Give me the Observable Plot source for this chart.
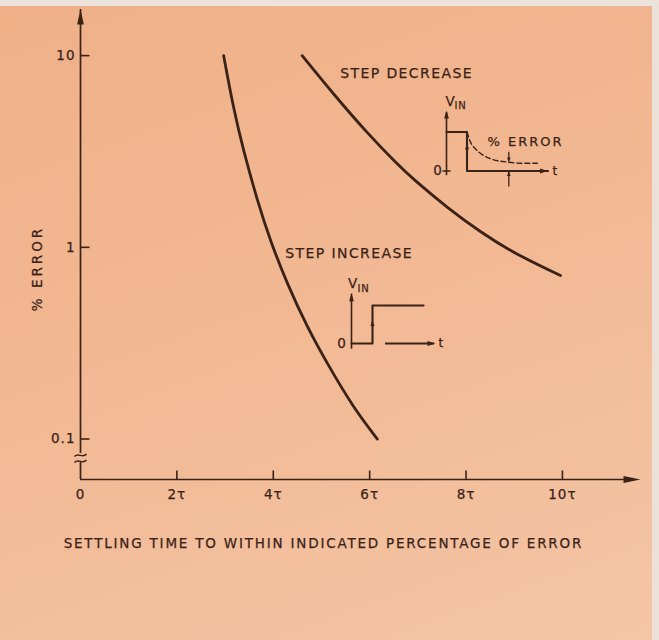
<!DOCTYPE html>
<html><head><meta charset="utf-8">
<script src="https://cdn.jsdelivr.net/npm/d3@7"></script>
<script src="https://cdn.jsdelivr.net/npm/@observablehq/plot@0.6"></script>
<style>
html,body{margin:0;padding:0;}
body{width:659px;height:640px;overflow:hidden;
 background:
  linear-gradient(to bottom,#ebe3dc 0,#ebe3dc 6px,transparent 6px),
  linear-gradient(to left,#ebe1d8 0,#ebe1d8 7px,transparent 7px),
  linear-gradient(160deg,#efb088 0%,#f2b994 50%,#f4c5a6 100%);}
#wrap{position:relative;width:659px;height:640px;}
#wrap svg{position:absolute;}
</style></head><body><div id="wrap"></div>
<script>
// ---------------- data ----------------
const stepIncreaseTau = [2.97, 3.17, 3.38, 3.67, 3.94, 4.29, 4.71, 5.12, 5.66, 6.16];
const stepIncreaseErr = [10, 5.36, 3.20, 1.75, 1.08, 0.643, 0.381, 0.2475, 0.146, 0.1];
const stepDecreaseTau = [4.6, 5.25, 5.95, 6.58, 6.91, 7.61, 8.30, 8.98, 9.96];
const stepDecreaseErr = [10, 6.29, 3.94, 2.70, 2.26, 1.61, 1.20, 0.935, 0.713];

const xTickValues = [0, 2, 4, 6, 8, 10];
const xTickLabels = ["0", "2τ", "4τ", "6τ", "8τ", "10τ"];
const yTickValues = [10, 1, 0.1];
const yTickLabels = ["10", "1", "0.1"];

const curveLabels = ["STEP DECREASE", "STEP INCREASE"];
const curveLabelTau = [5.39, 4.25];
const curveLabelErr = [8.1, 0.93];

const yTitle = "% ERROR";
const xTitle = "SETTLING TIME TO WITHIN INDICATED PERCENTAGE OF ERROR";

// inset sketches (abstract units: t in step widths, v in step heights)
const incTraceT = [0, 1, 1, 3.43];
const incTraceV = [0, 0, 1, 1];
const decTraceT = [0, 1, 1, 4.95];
const decTraceV = [1, 1, 0, 0];
const decErrT = [1.0, 1.17, 1.41, 1.74, 2.23, 2.96, 3.61, 4.43];
const decErrV = [1.0, 0.74, 0.57, 0.42, 0.30, 0.23, 0.20, 0.20];

// ---------------- scale settings ----------------
const xMax = 11.62, yMin = 0.0615, yMax = 17.4, breakLo = 0.0754, breakHi = 0.0840, breakMid = 0.0796;
const ink = "#3a2217";
const font = "DejaVu Sans";
const txt = {fill: ink, stroke: ink, strokeWidth: 0.25};

// symbols
const sym = (f) => ({draw: f});
const arrowUp = (L, w) => sym(c => {c.moveTo(0,0); c.lineTo(-w,L); c.lineTo(w,L); c.closePath();});
const arrowDown = (L, w) => sym(c => {c.moveTo(0,0); c.lineTo(-w,-L); c.lineTo(w,-L); c.closePath();});
const arrowRight = (L, w) => sym(c => {c.moveTo(0,0); c.lineTo(-L,-w); c.lineTo(-L,w); c.closePath();});
const tickUp = sym(c => {c.moveTo(0,0); c.lineTo(0,-9);});
const tickRight = sym(c => {c.moveTo(0,0); c.lineTo(9,0);});
const tickH = sym(c => {c.moveTo(-4,0); c.lineTo(4,0);});
const breakSym = sym(c => {
  c.moveTo(-6,-1.5); c.bezierCurveTo(-2,-6, 2,1, 6,-4);
  c.moveTo(-6,4.5); c.bezierCurveTo(-2,0, 2,7, 6,2);
});

const inc = stepIncreaseTau.map((t, i) => ({t, e: stepIncreaseErr[i]}));
const dec = stepDecreaseTau.map((t, i) => ({t, e: stepDecreaseErr[i]}));
const xTicks = xTickValues.map((v, i) => ({v, label: xTickLabels[i]}));
const yTicks = yTickValues.map((v, i) => ({v, label: yTickLabels[i]}));
const lbls = curveLabels.map((s, i) => ({s, t: curveLabelTau[i], e: curveLabelErr[i]}));

const main = Plot.plot({
  width: 659, height: 640,
  marginLeft: 80, marginRight: 19, marginTop: 9, marginBottom: 161,
  x: {domain: [0, xMax], axis: null},
  y: {type: "log", domain: [yMin, yMax], axis: null},
  style: {background: "transparent", color: ink, fontFamily: font, overflow: "visible"},
  marks: [
    // axes
    Plot.ruleY([yMin], {x1: 0, x2: xMax - 0.1, stroke: ink, strokeWidth: 1.7}),
    Plot.dot([xMax], {x: d => d, y: yMin, symbol: arrowRight(17, 3.6), fill: ink, stroke: "none"}),
    Plot.ruleX([0], {y1: yMin, y2: breakLo, stroke: ink, strokeWidth: 1.7}),
    Plot.ruleX([0], {y1: breakHi, y2: yMax, stroke: ink, strokeWidth: 1.7}),
    Plot.dot([yMax], {x: 0, y: d => d, symbol: arrowUp(15, 3.4), fill: ink, stroke: "none"}),
    Plot.dot([breakMid], {x: 0, y: d => d, symbol: breakSym, fill: "none", stroke: ink, strokeWidth: 1.4}),
    Plot.dot(xTicks.filter(d => d.v > 0), {x: "v", y: yMin, symbol: tickUp, fill: "none", stroke: ink, strokeWidth: 1.6}),
    Plot.dot(yTicks, {x: 0, y: "v", symbol: tickRight, fill: "none", stroke: ink, strokeWidth: 1.6}),
    Plot.text(xTicks, {x: "v", y: yMin, text: "label", dy: 15, fontSize: 13.5, ...txt}),
    Plot.text(yTicks, {x: 0, y: "v", text: "label", dx: -5, textAnchor: "end", fontSize: 13.5, ...txt}),
    // curves
    Plot.line(inc, {x: "t", y: "e", curve: "basis", stroke: ink, strokeWidth: 2.8}),
    Plot.line(dec, {x: "t", y: "e", curve: "basis", stroke: ink, strokeWidth: 2.8}),
    Plot.text(lbls, {x: "t", y: "e", text: "s", textAnchor: "start", fontSize: 14, ...txt}),
    // titles
    Plot.text([yTitle], {frameAnchor: "left", textAnchor: "middle", lineAnchor: "middle", dx: -43, dy: 24, rotate: -90, fontSize: 13.5, ...txt}),
    Plot.text([xTitle], {x: 5.04, frameAnchor: "bottom", lineAnchor: "middle", dy: 64, fontSize: 13.5, ...txt})
  ]
});
main.style.left = "0px"; main.style.top = "0px";
const T = d3.select(main).selectAll("text");
T.style("letter-spacing", "1px");
T.filter(function() { return this.textContent === xTitle; }).style("letter-spacing", "1.8px");
T.filter(function() { return curveLabels.includes(this.textContent); }).style("letter-spacing", "1.4px");
T.filter(function() { return this.textContent === yTitle; }).style("letter-spacing", "3px");
document.getElementById("wrap").appendChild(main);

function insetPlot(box, marks) {
  const tLo = -(box.x0 - box.left) / box.tPx;
  const tHi = (box.left + box.width - box.x0) / box.tPx;
  const vLo = -(box.top + box.height - box.y0) / box.vPx;
  const vHi = (box.y0 - box.top) / box.vPx;
  const svg = Plot.plot({
    width: box.width, height: box.height, margin: 0,
    x: {domain: [tLo, tHi], axis: null},
    y: {domain: [vLo, vHi], axis: null},
    style: {background: "transparent", color: ink, fontFamily: font, overflow: "visible"},
    marks
  });
  svg.style.left = box.left + "px"; svg.style.top = box.top + "px";
  d3.select(svg).selectAll("text").style("letter-spacing", "0.8px");
  d3.select(svg).selectAll("text").filter(function() { return this.textContent === yTitle; }).style("letter-spacing", "2px");
  return svg;
}

const incTrace = incTraceT.map((t, i) => ({t, v: incTraceV[i]}));
const decTrace = decTraceT.map((t, i) => ({t, v: decTraceV[i]}));
const decErr = decErrT.map((t, i) => ({t, v: decErrV[i]}));

const insetA = insetPlot({left: 328, top: 266, width: 125, height: 92, x0: 351, y0: 343, tPx: 21, vPx: 38}, [
  Plot.ruleX([0], {y1: -0.15, y2: 1.3, stroke: ink, strokeWidth: 1.6}),
  Plot.dot([0], {x: 0, y: 1.32, symbol: arrowUp(8, 2.4), fill: ink, stroke: "none"}),
  Plot.line(incTrace, {x: "t", y: "v", stroke: ink, strokeWidth: 2.1}),
  Plot.ruleY([0], {x1: 1.62, x2: 3.95, stroke: ink, strokeWidth: 1.8}),
  Plot.dot([0], {x: 4.0, y: 0, symbol: arrowRight(8, 2.4), fill: ink, stroke: "none"}),
  Plot.dot([0], {x: 1, y: 0.62, symbol: arrowUp(6, 2), fill: ink, stroke: "none"}),
  Plot.text(["0"], {x: -0.45, y: 0, fontSize: 13.5, ...txt}),
  Plot.text(["t"], {x: 4.27, y: 0, fontSize: 12, ...txt}),
  Plot.text(["V"], {x: 0.07, y: 1.57, fontSize: 13.5, ...txt}),
  Plot.text(["IN"], {x: 0.57, y: 1.45, fontSize: 10, ...txt})
]);
document.getElementById("wrap").appendChild(insetA);

const insetB = insetPlot({left: 424, top: 88, width: 160, height: 108, x0: 446, y0: 170.5, tPx: 20.5, vPx: 39}, [
  Plot.ruleX([0], {y1: -0.12, y2: 1.5, stroke: ink, strokeWidth: 1.6}),
  Plot.dot([0], {x: 0, y: 1.55, symbol: arrowUp(8, 2.4), fill: ink, stroke: "none"}),
  Plot.dot([0], {x: 0, y: 0, symbol: tickH, fill: "none", stroke: ink, strokeWidth: 1.5}),
  Plot.line(decTrace, {x: "t", y: "v", stroke: ink, strokeWidth: 2.1}),
  Plot.dot([0], {x: 4.95, y: 0, symbol: arrowRight(8, 2.4), fill: ink, stroke: "none"}),
  Plot.dot([0], {x: 1, y: 0.45, symbol: arrowDown(6, 2), fill: ink, stroke: "none"}),
  Plot.line(decErr, {x: "t", y: "v", curve: "monotone-x", stroke: ink, strokeWidth: 1.4, strokeDasharray: "5,3"}),
  Plot.ruleX([3.04], {y1: 0.48, y2: 0.26, stroke: ink, strokeWidth: 1.3}),
  Plot.dot([0], {x: 3.04, y: 0.22, symbol: arrowDown(5, 1.8), fill: ink, stroke: "none"}),
  Plot.ruleX([3.04], {y1: -0.41, y2: -0.04, stroke: ink, strokeWidth: 1.3}),
  Plot.dot([0], {x: 3.04, y: 0, symbol: arrowUp(5, 1.8), fill: ink, stroke: "none"}),
  Plot.text(["0"], {x: -0.42, y: 0, fontSize: 13.5, ...txt}),
  Plot.text(["t"], {x: 5.3, y: 0, fontSize: 12, ...txt}),
  Plot.text(["V"], {x: 0.2, y: 1.77, fontSize: 13.5, ...txt}),
  Plot.text(["IN"], {x: 0.68, y: 1.66, fontSize: 10, ...txt}),
  Plot.text([yTitle], {x: 2.0, y: 0.76, textAnchor: "start", fontSize: 13, ...txt})
]);
document.getElementById("wrap").appendChild(insetB);
</script></body></html>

= = = =

- TASK BRIEF:
Only the lines from the start of the material through the line containing "const decErrV = [1.0, 0.74, 0.57, 0.42, 0.30, 0.23, 0.20, 0.20];" should be transcribed. Pictures stay out.

- SOLVED PROBLEM:
Give me the Observable Plot source for this chart.
<!DOCTYPE html>
<html><head><meta charset="utf-8">
<script src="https://cdn.jsdelivr.net/npm/d3@7"></script>
<script src="https://cdn.jsdelivr.net/npm/@observablehq/plot@0.6"></script>
<style>
html,body{margin:0;padding:0;}
body{width:659px;height:640px;overflow:hidden;
 background:
  linear-gradient(to bottom,#ebe3dc 0,#ebe3dc 6px,transparent 6px),
  linear-gradient(to left,#ebe1d8 0,#ebe1d8 7px,transparent 7px),
  linear-gradient(160deg,#efb088 0%,#f2b994 50%,#f4c5a6 100%);}
#wrap{position:relative;width:659px;height:640px;}
#wrap svg{position:absolute;}
</style></head><body><div id="wrap"></div>
<script>
// ---------------- data ----------------
const stepIncreaseTau = [2.97, 3.17, 3.38, 3.67, 3.94, 4.29, 4.71, 5.12, 5.66, 6.16];
const stepIncreaseErr = [10, 5.36, 3.20, 1.75, 1.08, 0.643, 0.381, 0.2475, 0.146, 0.1];
const stepDecreaseTau = [4.6, 5.25, 5.95, 6.58, 6.91, 7.61, 8.30, 8.98, 9.96];
const stepDecreaseErr = [10, 6.29, 3.94, 2.70, 2.26, 1.61, 1.20, 0.935, 0.713];

const xTickValues = [0, 2, 4, 6, 8, 10];
const xTickLabels = ["0", "2τ", "4τ", "6τ", "8τ", "10τ"];
const yTickValues = [10, 1, 0.1];
const yTickLabels = ["10", "1", "0.1"];

const curveLabels = ["STEP DECREASE", "STEP INCREASE"];
const curveLabelTau = [5.39, 4.25];
const curveLabelErr = [8.1, 0.93];

const yTitle = "% ERROR";
const xTitle = "SETTLING TIME TO WITHIN INDICATED PERCENTAGE OF ERROR";

// inset sketches (abstract units: t in step widths, v in step heights)
const incTraceT = [0, 1, 1, 3.43];
const incTraceV = [0, 0, 1, 1];
const decTraceT = [0, 1, 1, 4.95];
const decTraceV = [1, 1, 0, 0];
const decErrT = [1.0, 1.17, 1.41, 1.74, 2.23, 2.96, 3.61, 4.43];
const decErrV = [1.0, 0.74, 0.57, 0.42, 0.30, 0.23, 0.20, 0.20];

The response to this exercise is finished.